The fix for this might be to look at why it is recording them in broken out of sequence blocks, or look at why the display doesn’t use the timestamps…
Regards, Kathryn
OK so the query you used looked something like:
SELECT c.name, severity_id, status_id, num_val, float_val, str_val, array_val, smpl_time, s.nanosecs
FROM archive.sample s
JOIN archive.channel c ON c.channel_id = s.channel_id
WHERE s.channel_id in (
SELECT channel_id
FROM archive.channel c
WHERE name in ("IN:EMMA-A:MOT:MTR0104.RBV"))

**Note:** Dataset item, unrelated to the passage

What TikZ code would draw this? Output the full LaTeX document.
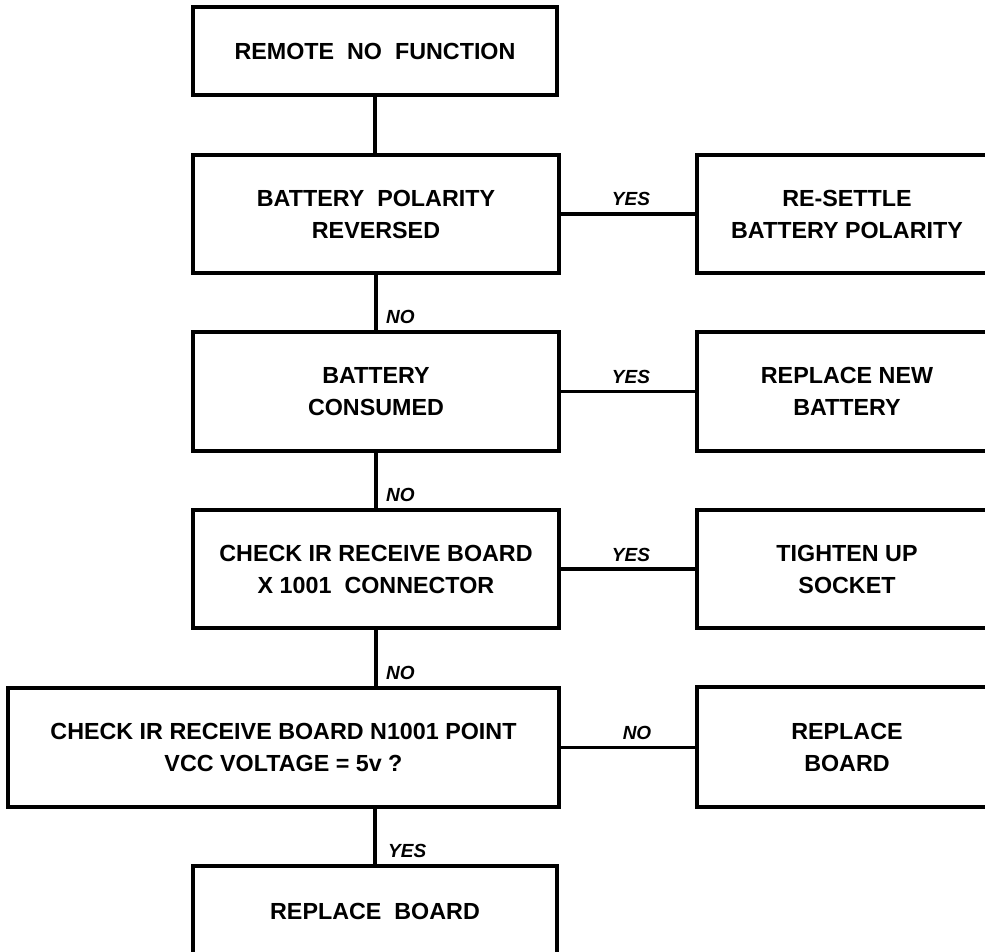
\documentclass[tikz,border=0pt]{standalone}
\usepackage{fontspec}
\setmainfont{Liberation Sans}
\begin{document}
\begin{tikzpicture}[x=1pt,y=-1pt,
  box/.style={draw,line width=3.6pt,rectangle,inner sep=0pt,align=center,
    font=\fontsize{23.3}{32}\selectfont\bfseries},
  lbl/.style={font=\fontsize{19}{20}\selectfont\bfseries\itshape,inner sep=0pt},
  conn/.style={line width=3.6pt}]
\clip (0,0) rectangle (985,951);
\useasboundingbox (0,0) rectangle (985,951);
% main column
\node[box,minimum width=364pt,minimum height=88pt] (b1) at (375,51) {REMOTE\ \ NO\ \ FUNCTION};
\node[box,minimum width=366pt,minimum height=118pt] (b2) at (376,214) {BATTERY\ \ POLARITY\\REVERSED};
\node[box,minimum width=366pt,minimum height=119pt] (b3) at (376,391.5) {BATTERY\\CONSUMED};
\node[box,minimum width=366pt,minimum height=118pt] (b4) at (376,569) {CHECK IR RECEIVE BOARD\\X 1001\ \ CONNECTOR};
\node[box,minimum width=551pt,minimum height=119pt] (b5) at (283.5,747.5) {CHECK IR RECEIVE BOARD N1001 POINT\\VCC VOLTAGE = 5v ?};
\node[box,minimum width=364pt,minimum height=90pt] (b6) at (375,911) {REPLACE\ \ BOARD};
% right column
\node[box,minimum width=300pt,minimum height=118pt] (r1) at (847,214) {RE-SETTLE\\BATTERY POLARITY};
\node[box,minimum width=300pt,minimum height=119pt] (r2) at (847,391.5) {REPLACE NEW\\BATTERY};
\node[box,minimum width=300pt,minimum height=118pt] (r3) at (847,569) {TIGHTEN UP\\SOCKET};
\node[box,minimum width=300pt,minimum height=120pt] (r4) at (847,747) {REPLACE\\BOARD};
% vertical connectors
\draw[conn] (b1.south) -- (b1.south |- b2.north);
\draw[conn] (b2.south) -- (b2.south |- b3.north);
\draw[conn] (b3.south) -- (b3.south |- b4.north);
\draw[conn] (b4.south) -- (b4.south |- b5.north);
\draw[conn] (b6.north) -- (b6.north |- b5.south);
% horizontal connectors
\draw[conn] (b2.east) -- (r1.west);
\draw[conn] (b3.east) -- (r2.west);
\draw[conn] (b4.east) -- (r3.west);
\draw[conn] (b5.east) -- (b5.east -| r4.west);
% labels
\node[lbl,anchor=south] (y1) at (631,206) {YES};
\node[lbl,anchor=south] (y2) at (631,384) {YES};
\node[lbl,anchor=south] (y3) at (631,562) {YES};
\node[lbl,anchor=south] (n4) at (637,740) {NO};
\node[lbl,anchor=south west] (n1) at (386,324) {NO};
\node[lbl,anchor=south west] (n2) at (386,502) {NO};
\node[lbl,anchor=south west] (n3) at (386,680) {NO};
\node[lbl,anchor=south west] (y5) at (388,858) {YES};
\end{tikzpicture}
\end{document}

AND s.smpl_time > "2018-11-15T16:01:28"
AND s.smpl_time <="2018-11-15T16:03:00"
ORDER BY s.smpl_time, s.nanosecs
It turns out the the script above that produces smooth data does the query
SELECT c.name, severity_id, status_id, num_val, float_val, str_val, array_val, smpl_time, s.nanosecs
FROM archive.sample s
JOIN archive.channel c ON c.channel_id = s.channel_id
WHERE s.channel_id in (
SELECT channel_id
FROM archive.channel c
WHERE name in ("IN:EMMA-A:MOT:MTR0104.RBV"))

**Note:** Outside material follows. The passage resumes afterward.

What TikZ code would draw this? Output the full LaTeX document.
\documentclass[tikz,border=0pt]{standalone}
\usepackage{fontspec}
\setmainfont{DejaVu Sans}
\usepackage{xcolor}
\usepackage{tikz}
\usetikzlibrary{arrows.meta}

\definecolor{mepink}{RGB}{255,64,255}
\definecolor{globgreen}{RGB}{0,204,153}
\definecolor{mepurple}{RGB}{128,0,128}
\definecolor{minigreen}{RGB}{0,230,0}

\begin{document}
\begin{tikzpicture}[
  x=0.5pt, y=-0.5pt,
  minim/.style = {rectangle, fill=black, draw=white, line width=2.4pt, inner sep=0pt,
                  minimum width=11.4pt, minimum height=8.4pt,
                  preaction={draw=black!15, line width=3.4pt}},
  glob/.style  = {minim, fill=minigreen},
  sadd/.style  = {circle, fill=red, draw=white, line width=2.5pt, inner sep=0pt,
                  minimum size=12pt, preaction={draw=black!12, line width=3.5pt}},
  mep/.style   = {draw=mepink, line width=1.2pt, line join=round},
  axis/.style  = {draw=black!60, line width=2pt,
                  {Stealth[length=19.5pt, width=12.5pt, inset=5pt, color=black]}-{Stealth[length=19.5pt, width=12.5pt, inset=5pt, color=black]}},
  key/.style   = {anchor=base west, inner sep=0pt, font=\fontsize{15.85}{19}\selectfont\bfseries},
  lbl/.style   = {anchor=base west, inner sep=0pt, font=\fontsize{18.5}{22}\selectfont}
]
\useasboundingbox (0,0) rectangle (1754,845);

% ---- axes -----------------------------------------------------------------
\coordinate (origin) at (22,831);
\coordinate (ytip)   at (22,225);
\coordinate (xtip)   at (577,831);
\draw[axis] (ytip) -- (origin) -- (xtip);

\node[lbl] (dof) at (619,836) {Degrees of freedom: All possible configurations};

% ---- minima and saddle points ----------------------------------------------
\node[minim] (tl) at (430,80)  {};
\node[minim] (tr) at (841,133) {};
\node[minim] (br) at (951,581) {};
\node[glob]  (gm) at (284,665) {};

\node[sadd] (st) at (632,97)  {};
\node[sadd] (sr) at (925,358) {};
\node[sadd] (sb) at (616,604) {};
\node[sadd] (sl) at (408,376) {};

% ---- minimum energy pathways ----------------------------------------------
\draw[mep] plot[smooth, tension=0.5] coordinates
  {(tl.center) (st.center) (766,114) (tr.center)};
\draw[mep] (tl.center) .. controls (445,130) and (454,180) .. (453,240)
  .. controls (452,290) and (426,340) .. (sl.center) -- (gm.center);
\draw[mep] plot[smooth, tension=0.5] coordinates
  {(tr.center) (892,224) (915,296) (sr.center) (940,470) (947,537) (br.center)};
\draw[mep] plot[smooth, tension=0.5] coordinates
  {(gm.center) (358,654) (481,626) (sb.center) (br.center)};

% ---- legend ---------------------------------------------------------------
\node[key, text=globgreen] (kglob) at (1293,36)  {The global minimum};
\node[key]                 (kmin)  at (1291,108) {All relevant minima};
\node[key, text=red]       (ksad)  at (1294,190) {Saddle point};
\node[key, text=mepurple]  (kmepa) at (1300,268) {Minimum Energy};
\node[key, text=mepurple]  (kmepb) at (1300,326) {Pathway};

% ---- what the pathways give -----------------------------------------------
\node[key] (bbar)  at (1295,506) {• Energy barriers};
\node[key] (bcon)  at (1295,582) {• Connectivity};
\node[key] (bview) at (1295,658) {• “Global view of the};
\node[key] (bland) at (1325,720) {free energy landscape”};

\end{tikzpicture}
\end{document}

AND s.smpl_time > "2018-11-15T16:01:28"
AND s.smpl_time <="2018-11-15T16:03:00"
ORDER BY s.smpl_time
So then we can probably conclude that it is the nanosecs column which is not getting written to correctly in the database as the data is being archived.
If you look at sample id vs sample time and nanosecs you see that it looks like sample time rounded to the nearest second which means that the nanosecs for any particular time goes from 5e9 -> 10e10 -> 0 > 5e9.
The right fix might be:
ALTER TABLE sample MODIFY COLUMN smpl_time timestamp(2);
But this could double count the nano-seconds.
So we may need this instead (https://dev.mysql.com/doc/refman/8.0/en/fractional-seconds.html):
SET @@sql_mode = sys.list_add(@@sql_mode, 'TIME_TRUNCATE_FRACTIONAL');
The best fix is probably to truncate it as we put the data into the archive.
Prior to MySQL 5.6 fractional seconds were not supported in DB time fields and the fractional part was truncated on insert, so all would have worked fine then. Since 5.6 MySQL has supported up to 6 digits in fractional seconds (but defaults to 0 for backward compatibility), but now rounds rather than truncates (not for backward compatibility!) which causes shifts in the data as we have seen. 6 digits doesn't cover nanosecond resolution, so the nanosecond column will still be needed. As mentioned above, fixing the archive engine to truncate is the correct solution - sql_mode can bet set on a per session basis with SET SESSION sql_mode = 'modes'; but probably better to change the INSERT statement in the archive engine which would cover all databases.
Just for completeness, my queries were incredibly simple:
The query for the data with the periodicity was actually as simple as: SELECT float_val FROM archive.sample where channel_id = 1258 and sample_id > 875966
The smooth data I originally got was limited to 10000 rows (which is what got me the sample_id above) and was as follows: SELECT float_val FROM archive.sample where channel_id = 1258 order by sample_id desc
Data from the archive plotted in log plotter is not smooth for motors (we have not seen it with any other data). The data has steps in which are not in the database.
data plotted after getting it from the archive is:
%PYTHON% log_file_generator.py --start_time="2018-11-15T16:01:20" --delta_time=0.01 --point_count=10000 --host NDXEMMA-A "MOT1" "IN:EMMA-A:MOT:MTR0104.RBV"